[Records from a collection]
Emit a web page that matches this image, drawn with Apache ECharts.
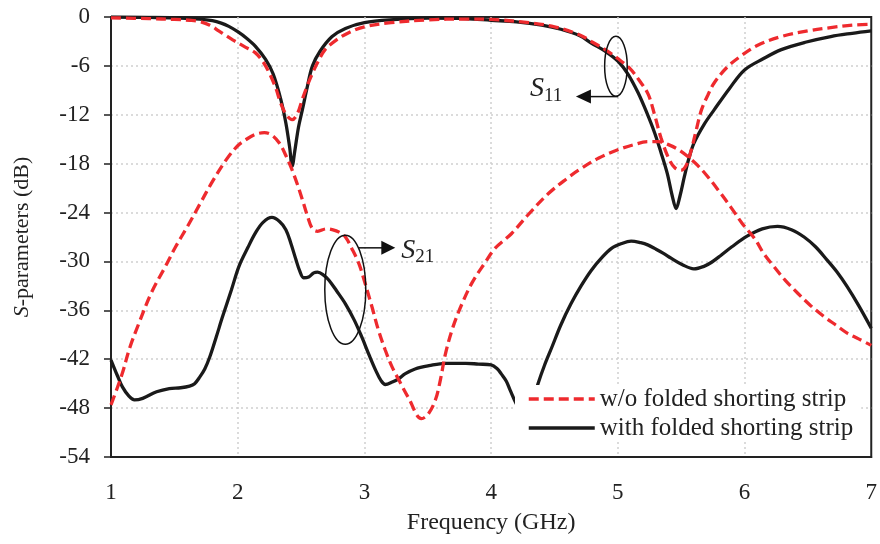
<!DOCTYPE html>
<html><head><meta charset="utf-8">
<script src="https://cdn.jsdelivr.net/npm/echarts@6/dist/echarts.min.js"></script>
<style>html,body{margin:0;padding:0;background:#fff}#c{width:880px;height:544px}</style>
</head><body><div id="c"></div>
<script>
// ---- data ----
const xTicks = [1,2,3,4,5,6,7];
const yTicks = [0,-6,-12,-18,-24,-30,-36,-42,-48,-54];
const legendNames = ['w/o folded shorting strip','with folded shorting strip'];

const s11WithX = [1.0,1.3,1.55,1.7,1.8,1.87,1.93,2.0,2.07,2.14,2.22,2.28,2.34,2.38,2.41,2.43,2.45,2.48,2.51,2.55,2.59,2.65,2.745,2.85,3.0,3.2,3.5,3.8,4.0,4.2,4.4,4.55,4.7,4.79,4.9,5.0,5.08,5.16,5.23,5.29,5.34,5.39,5.43,5.46,5.49,5.525,5.56,5.6,5.68,5.76,5.88,6.0,6.15,6.29,6.48,6.68,6.85,7.0];
const s11WithY = [0,-0.05,-0.12,-0.25,-0.45,-0.75,-1.15,-1.8,-2.6,-3.6,-5.2,-7.0,-10.1,-13,-16,-18.3,-16.5,-13.5,-11.4,-8.5,-6,-4.2,-2.4,-1.4,-0.7,-0.35,-0.15,-0.2,-0.4,-0.6,-1.0,-1.5,-2.3,-3.2,-4.2,-5.4,-7.0,-9.3,-11.8,-14.2,-16.6,-19.2,-22,-23.5,-22,-19.6,-17.4,-15.5,-13.2,-11.4,-8.8,-6.5,-5.1,-4.0,-3.1,-2.4,-2.0,-1.7];

const s11WoX = [1.0,1.3,1.5,1.62,1.7,1.78,1.85,1.91,1.96,2.05,2.14,2.2,2.25,2.3,2.34,2.38,2.43,2.47,2.51,2.55,2.59,2.64,2.69,2.78,2.88,3.0,3.21,3.5,3.8,4.0,4.3,4.5,4.7,4.79,4.9,5.0,5.1,5.17,5.24,5.29,5.34,5.4,5.45,5.5,5.54,5.58,5.62,5.66,5.71,5.76,5.86,5.97,6.1,6.29,6.5,6.68,6.85,7.0];
const s11WoY = [-0.1,-0.2,-0.3,-0.4,-0.55,-1.0,-1.7,-2.3,-2.8,-3.6,-4.4,-5.5,-6.9,-8.7,-10.6,-11.9,-12.6,-11.9,-10.1,-8.4,-6.9,-5.3,-4.0,-2.8,-1.9,-1.2,-0.7,-0.35,-0.25,-0.3,-0.7,-1.2,-2.2,-3.0,-4.0,-5.1,-6.4,-7.8,-9.5,-12.0,-14.8,-17.3,-18.5,-18.8,-18.2,-16.3,-13.8,-11.4,-9.6,-8.1,-6.2,-4.8,-3.5,-2.4,-1.7,-1.3,-1.0,-0.9];

const s21WoX = [1.0,1.05,1.09,1.15,1.22,1.32,1.43,1.51,1.6,1.7,1.8,1.91,2.0,2.06,2.14,2.21,2.27,2.33,2.38,2.43,2.47,2.51,2.55,2.59,2.63,2.7,2.745,2.8,2.85,2.9,2.955,3.0,3.06,3.11,3.165,3.22,3.27,3.35,3.45,3.5,3.56,3.6,3.64,3.7,3.77,3.85,3.95,4.03,4.16,4.29,4.45,4.6,4.69,4.85,5.0,5.12,5.24,5.32,5.39,5.47,5.55,5.63,5.71,5.8,5.89,5.98,6.08,6.15,6.23,6.32,6.42,6.52,6.63,6.72,6.81,6.9,7.0];
const s21WoY = [-47.6,-45.5,-43.7,-40.5,-37.6,-33.8,-30.6,-28.2,-25.8,-23.0,-20.2,-17.5,-15.8,-15.1,-14.4,-14.2,-14.5,-15.5,-17,-18.8,-20.5,-22.4,-24.4,-26.0,-26.3,-26.0,-26.1,-26.4,-27.0,-28.4,-30.2,-32.4,-35.6,-38.4,-40.9,-43.0,-44.5,-46.8,-49.3,-48.8,-47.0,-44.5,-41.3,-38.0,-35.2,-32.6,-30.2,-28.4,-26.6,-24.3,-21.7,-19.8,-18.8,-17.3,-16.3,-15.7,-15.3,-15.3,-15.6,-16.2,-17.1,-18.2,-19.6,-21.4,-23.3,-25.3,-27.2,-29.0,-30.6,-32.3,-33.9,-35.4,-36.8,-37.8,-38.8,-39.5,-40.3];

const s21WithX = [1.0,1.05,1.09,1.14,1.185,1.25,1.36,1.46,1.55,1.62,1.66,1.7,1.74,1.78,1.83,1.88,1.95,2.01,2.08,2.14,2.2,2.27,2.33,2.38,2.42,2.46,2.49,2.52,2.56,2.6,2.63,2.68,2.72,2.78,2.85,2.92,2.98,3.04,3.09,3.13,3.165,3.22,3.27,3.32,3.4,3.51,3.64,3.8,3.9,4.0,4.05,4.08,4.12,4.15,4.2,4.26,4.32,4.37,4.42,4.48,4.55,4.63,4.71,4.79,4.87,4.95,5.03,5.105,5.18,5.24,5.29,5.36,5.42,5.51,5.6,5.68,5.74,5.81,5.9,6.02,6.14,6.26,6.37,6.47,6.56,6.65,6.73,6.81,6.9,7.0];
const s21WithY = [-42.1,-44.0,-45.4,-46.5,-47.0,-46.8,-46.0,-45.6,-45.5,-45.3,-45.0,-44.2,-43.2,-41.7,-39.3,-36.8,-33.5,-30.6,-28.3,-26.5,-25.2,-24.6,-25.1,-26.1,-27.8,-29.8,-31.2,-32.0,-31.9,-31.4,-31.3,-31.7,-32.3,-33.6,-35.2,-37.2,-39.3,-41.6,-43.4,-44.6,-45.1,-44.8,-44.4,-43.8,-43.2,-42.8,-42.5,-42.5,-42.6,-42.7,-43.2,-43.8,-44.7,-45.8,-47.5,-48.7,-47.5,-45.0,-42.8,-40.5,-37.8,-35.2,-33.0,-31.1,-29.6,-28.4,-27.8,-27.5,-27.7,-28.0,-28.4,-29.0,-29.6,-30.4,-30.9,-30.6,-30.1,-29.3,-28.2,-26.9,-26.0,-25.7,-26.1,-27.0,-28.2,-29.8,-31.3,-33.1,-35.4,-38.2];

// annotation anchors in data space
const s11Ellipse = [4.985, -6.05];
const s21Ellipse = [2.849, -33.46];

const pairs = (xs, ys) => xs.map((x, i) => [x, ys[i]]);
const RED = '#ee2a2e', BLACK = '#1a1a1a';
const FONT = 'Liberation Serif';

const chart = echarts.init(document.getElementById('c'));
const lineBase = { type: 'line', symbol: 'none', smooth: 0.35, animation: false };
const gridLine = { show: true, showMinLine: false, showMaxLine: false, lineStyle: { color: '#cfcfcf', width: 1.5, type: [2, 3] } };
const option = {
  animation: false,
  backgroundColor: '#fff',
  grid: { left: 111, right: 6, top: 17, bottom: 87, show: true, borderColor: '#222', borderWidth: 2, backgroundColor: 'transparent' },
  xAxis: {
    type: 'value', min: xTicks[0], max: xTicks[xTicks.length-1], interval: 1,
    name: 'Frequency (GHz)', nameLocation: 'middle', nameGap: 54,
    nameTextStyle: { fontFamily: FONT, fontSize: 24, color: '#222' },
    axisLine: { onZero: false, lineStyle: { color: '#222', width: 2 } },
    axisTick: { show: false },
    axisLabel: { fontFamily: FONT, fontSize: 23, color: '#222', margin: 24 },
    splitLine: gridLine
  },
  yAxis: {
    type: 'value', min: yTicks[yTicks.length-1], max: yTicks[0], interval: 6,
    name: '{i|S}-parameters (dB)', nameLocation: 'middle', nameGap: 78,
    nameTextStyle: { fontFamily: FONT, fontSize: 22, color: '#222', rich: { i: { fontFamily: FONT, fontSize: 22, fontStyle: 'italic', color: '#222' } } },
    axisLine: { show: true, lineStyle: { color: '#222', width: 2 } },
    axisTick: { show: true, inside: false, length: 7, lineStyle: { color: '#222', width: 1.5 } },
    axisLabel: { fontFamily: FONT, fontSize: 23, color: '#222', margin: 21 },
    splitLine: gridLine
  },
  legend: {
    data: legendNames, orient: 'vertical', left: 515, top: 385,
    itemWidth: 66, itemHeight: 14, itemGap: 3, padding: [1, 8, 1, 12],
    backgroundColor: '#fff', z: 10,
    itemStyle: { opacity: 0 },
    lineStyle: { width: 3.5 },
    textStyle: { fontFamily: FONT, fontSize: 25, color: '#222', lineHeight: 26 }
  },
  series: [
    Object.assign({}, lineBase, { name: legendNames[1], data: pairs(s11WithX, s11WithY), lineStyle: { color: BLACK, width: 3.3 }, itemStyle: { color: BLACK } }),
    Object.assign({}, lineBase, { name: legendNames[1], data: pairs(s21WithX, s21WithY), lineStyle: { color: BLACK, width: 3.3 }, itemStyle: { color: BLACK } }),
    Object.assign({}, lineBase, { name: legendNames[0], data: pairs(s11WoX, s11WoY), lineStyle: { color: RED, width: 3.3, type: [10, 5] }, itemStyle: { color: RED } }),
    Object.assign({}, lineBase, { name: legendNames[0], data: pairs(s21WoX, s21WoY), lineStyle: { color: RED, width: 3.3, type: [10, 5] }, itemStyle: { color: RED } })
  ]
};
chart.setOption(option);

const g = [];
function ellipseAt(center, rx, ry) {
  const c = chart.convertToPixel({ gridIndex: 0 }, center);
  g.push({ type: 'ellipse', shape: { cx: c[0], cy: c[1], rx: rx, ry: ry }, style: { fill: 'none', stroke: '#111', lineWidth: 1.5 }, z: 20 });
  return c;
}
// S11 annotation
(function () {
  const c = ellipseAt(s11Ellipse, 11.3, 30);
  const y = c[1] + 30.3, x0 = c[0] + 2, tip = c[0] - 40;
  g.push({ type: 'line', shape: { x1: x0, y1: y, x2: tip + 12, y2: y }, style: { stroke: '#111', lineWidth: 1.5 }, z: 20 });
  g.push({ type: 'polygon', shape: { points: [[tip, y], [tip + 15, y - 7], [tip + 15, y + 7]] }, style: { fill: '#111' }, z: 20 });
  g.push({ type: 'text', x: tip - 46, y: y - 8, style: { text: 'S', fontFamily: FONT, fontStyle: 'italic', fontSize: 28, fill: '#222', verticalAlign: 'middle', align: 'left' }, z: 20 });
  g.push({ type: 'text', x: tip - 32, y: y - 1, style: { text: '11', fontFamily: FONT, fontSize: 19, fill: '#222', verticalAlign: 'middle', align: 'left' }, z: 20 });
})();
// S21 annotation
(function () {
  const c = ellipseAt(s21Ellipse, 20.5, 54.5);
  const y = c[1] - 41.8, x0 = c[0] + 13, tip = c[0] + 50;
  g.push({ type: 'line', shape: { x1: x0, y1: y, x2: tip - 12, y2: y }, style: { stroke: '#111', lineWidth: 1.5 }, z: 20 });
  g.push({ type: 'polygon', shape: { points: [[tip, y], [tip - 14, y - 7], [tip - 14, y + 7]] }, style: { fill: '#111' }, z: 20 });
  g.push({ type: 'text', x: tip + 6, y: y + 2.5, style: { text: 'S', fontFamily: FONT, fontStyle: 'italic', fontSize: 28, fill: '#222', verticalAlign: 'middle', align: 'left' }, z: 20 });
  g.push({ type: 'text', x: tip + 20, y: y + 9, style: { text: '21', fontFamily: FONT, fontSize: 19, fill: '#222', verticalAlign: 'middle', align: 'left' }, z: 20 });
})();
chart.setOption({ graphic: g });
</script>
</body></html>
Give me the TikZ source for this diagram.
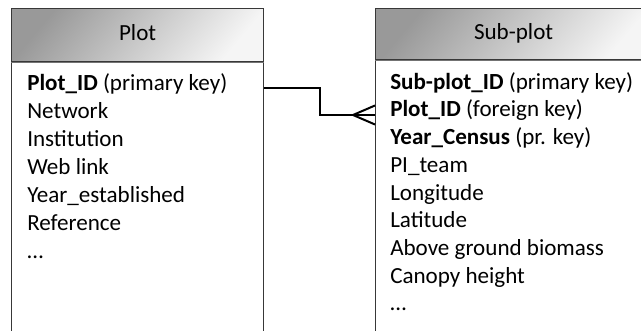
\documentclass[tikz,border=0pt]{standalone}
\usepackage{fontspec}
\setmainfont{Carlito}
\usetikzlibrary{positioning, calc}

\begin{document}
\begin{tikzpicture}[x=0.75pt, y=-0.75pt, font=\fontsize{17.3}{20.9}\selectfont,
    head/.style={draw=black!78, line width=0.9pt, top color=black!40,
      bottom color=black!4, shading angle=50, minimum height=39.75pt,
      text height=12pt, text depth=4.5pt, anchor=north west, inner sep=0},
    table/.style={draw=black!78, line width=0.9pt, minimum height=230pt,
      anchor=north, inner sep=0},
    row/.style={anchor=base west, inner sep=0},
    link/.style={line width=1.5pt}]

  \clip (0,0) rectangle (641,331);

  % Plot table
  \node[head, minimum width=189pt] (plot) at (11,8) {Plot};
  \node[table, minimum width=189pt, below=0pt of plot] (plotbody) {};
  \draw[black!55, line width=0.9pt] (plot.south west) -- (plot.south east);
  \foreach \t [count=\i] in {{\textbf{Plot\_ID} (primary key)}, Network,
      Institution, Web link, Year\_established, Reference, \ldots}
    \node[row] (p\i) at (27,{90.7+27.9*(\i-1)}) {\t};

  % Sub-plot table
  \node[head, minimum width=207pt, minimum height=38.25pt] (sub) at (375,8) {Sub-plot};
  \node[table, minimum width=207pt, below=0pt of sub] (subbody) {};
  \draw[black!55, line width=0.9pt] (sub.south west) -- (sub.south east);
  \foreach \t [count=\i] in {{\textbf{Sub-plot\_ID} (primary key)},
      {\textbf{Plot\_ID} (foreign key)}, {\textbf{Year\_Census} (pr. key)},
      PI\_team, Longitude, Latitude, Above ground biomass, Canopy height, \ldots}
    \node[row] (s\i) at (390,{89.3+27.7*(\i-1)}) {\t};

  % one-to-many link
  \coordinate (pk) at ([yshift=2.2pt]p1.base -| plotbody.east);
  \coordinate (fk) at ([yshift=1.5pt]s2.base -| subbody.west);
  \draw[link] (pk) -| ($(pk)!.5!(fk)$) |- (fk);
  \draw[link] ($(fk)+(-22,0)$) -- ($(fk)+(0,-9.5)$);
  \draw[link] ($(fk)+(-22,0)$) -- ($(fk)+(0,9.5)$);
\end{tikzpicture}
\end{document}
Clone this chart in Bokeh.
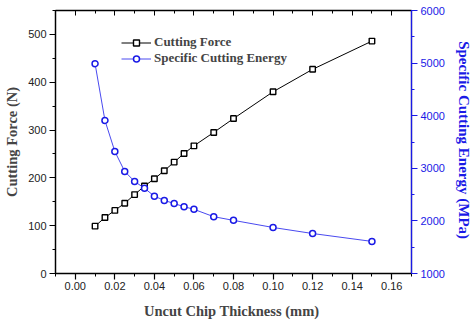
from bokeh.plotting import figure
from bokeh.models import (Range1d, LinearAxis, Legend, LegendItem, Title, SingleIntervalTicker,
                          PrintfTickFormatter, CustomJSTickFormatter)
from bokeh.embed import file_html
from bokeh.resources import INLINE

thickness = [0.01, 0.015, 0.02, 0.025, 0.03, 0.035, 0.04, 0.045, 0.05, 0.055, 0.06, 0.07, 0.08, 0.10, 0.12, 0.15]
cutting_force = [99, 117, 132, 147, 165, 183, 198, 215, 233, 251, 267, 295, 324, 380, 427, 486]
specific_energy = [4990, 3910, 3320, 2940, 2750, 2620, 2470, 2390, 2330, 2270, 2220, 2080, 2010, 1875, 1760, 1610]

BLUE = "#1a1ae6"
LINE_BLUE = "#4a4af0"
SERIF = "Liberation Serif"
SANS = "Liberation Sans"

p = figure(width=474, height=321, x_range=Range1d(-0.01, 0.17), y_range=Range1d(0, 550),
           output_backend="svg", toolbar_location=None,
           min_border_left=55, min_border_right=61, min_border_top=10, min_border_bottom=48)
p.extra_y_ranges = {"e": Range1d(1000, 6000)}
p.grid.visible = False
p.outline_line_color = "black"
p.outline_line_width = 1.2
p.background_fill_color = "white"
p.border_fill_color = "white"

def style_axis(a, color="black", label_color="#222222"):
    a.major_label_text_font = SANS
    a.major_label_text_font_size = "11px"
    a.major_label_text_color = label_color
    a.major_tick_in = 0
    a.major_tick_out = 6
    a.minor_tick_in = 0
    a.minor_tick_out = 3
    a.axis_line_width = 1.3
    a.major_tick_line_width = 1.2
    a.axis_line_color = color
    a.major_tick_line_color = color
    a.minor_tick_line_color = color
    a.axis_label_text_font = SERIF
    a.axis_label_text_font_style = "bold"

# bottom axis
xa = p.xaxis[0]
xa.ticker = SingleIntervalTicker(interval=0.02, num_minor_ticks=2)
xa.formatter = PrintfTickFormatter(format="%.2f")
style_axis(xa)
xa.axis_label = "Uncut Chip Thickness  (mm)"
xa.axis_label_text_font_size = "14.5px"
xa.axis_label_standoff = 10
xa.major_label_standoff = 2

# left axis
ya = p.yaxis[0]
ya.ticker = SingleIntervalTicker(interval=100, num_minor_ticks=2)
style_axis(ya)
ya.axis_label = "Cutting Force (N)"
ya.axis_label_text_font_size = "14.5px"
ya.axis_label_standoff = 5
ya.major_label_standoff = 3

# right axis
ra = LinearAxis(y_range_name="e", ticker=SingleIntervalTicker(interval=1000, num_minor_ticks=2))
style_axis(ra, color=BLUE, label_color=BLUE)
ra.axis_label = "Specific Cutting Energy  (MPa)"
ra.axis_label_text_font_size = "15px"
ra.axis_label_text_color = BLUE
ra.axis_label_standoff = 8
ra.major_label_standoff = 3
p.add_layout(ra, "right")

# top axis (ticks only)
ta = LinearAxis(ticker=SingleIntervalTicker(interval=0.02, num_minor_ticks=2),
                formatter=CustomJSTickFormatter(code="return ''"))
ta.major_label_standoff = 0
ta.major_tick_in = 5
ta.major_tick_out = 0
ta.minor_tick_in = 3
ta.minor_tick_out = 0
ta.axis_line_width = 1.3
p.add_layout(ta, "above")

# series
l1 = p.line(thickness, cutting_force, line_color="black", line_width=1)
m1 = p.scatter(thickness, cutting_force, marker="square", size=5.5, line_color="black",
               line_width=1.4, fill_color="white")
l2 = p.line(thickness, specific_energy, y_range_name="e", line_color=LINE_BLUE, line_width=1)
m2 = p.scatter(thickness, specific_energy, y_range_name="e", marker="circle", size=6,
               line_color=BLUE, line_width=1.5, fill_color="white")

legend = Legend(items=[LegendItem(label="Cutting Force", renderers=[l1, m1]),
                       LegendItem(label="Specific Cutting Energy", renderers=[l2, m2])],
                location=(66, 207))
legend.label_text_font = SERIF
legend.label_text_font_style = "bold"
legend.label_text_font_size = "13px"
legend.border_line_alpha = 0
legend.background_fill_alpha = 0
legend.glyph_width = 30
legend.glyph_height = 15
legend.label_height = 15
legend.spacing = 0
legend.padding = 0
legend.margin = 0
legend.label_standoff = 3
p.add_layout(legend)

panel_tag = Title(text="(b)", align="left", offset=-46, standoff=-54,
                  text_font=SERIF, text_font_style="bold", text_font_size="30px",
                  text_color="black")
p.add_layout(panel_tag, "below")

open("out.html", "w").write(file_html(p, INLINE))
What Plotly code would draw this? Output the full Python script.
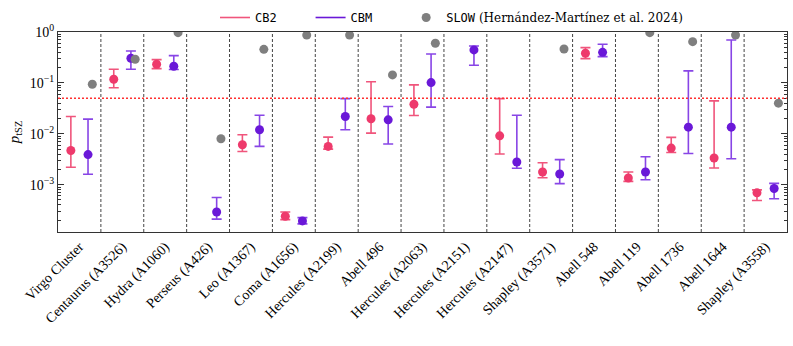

__SET PROBLEM__:
Read the entries and select each line where the word "code" is found.

__CORRECT RESPONSE__:
                formatter=CustomJSTickFormatter(code="return ''"))
What Plotly code would draw this? Output the full Python script.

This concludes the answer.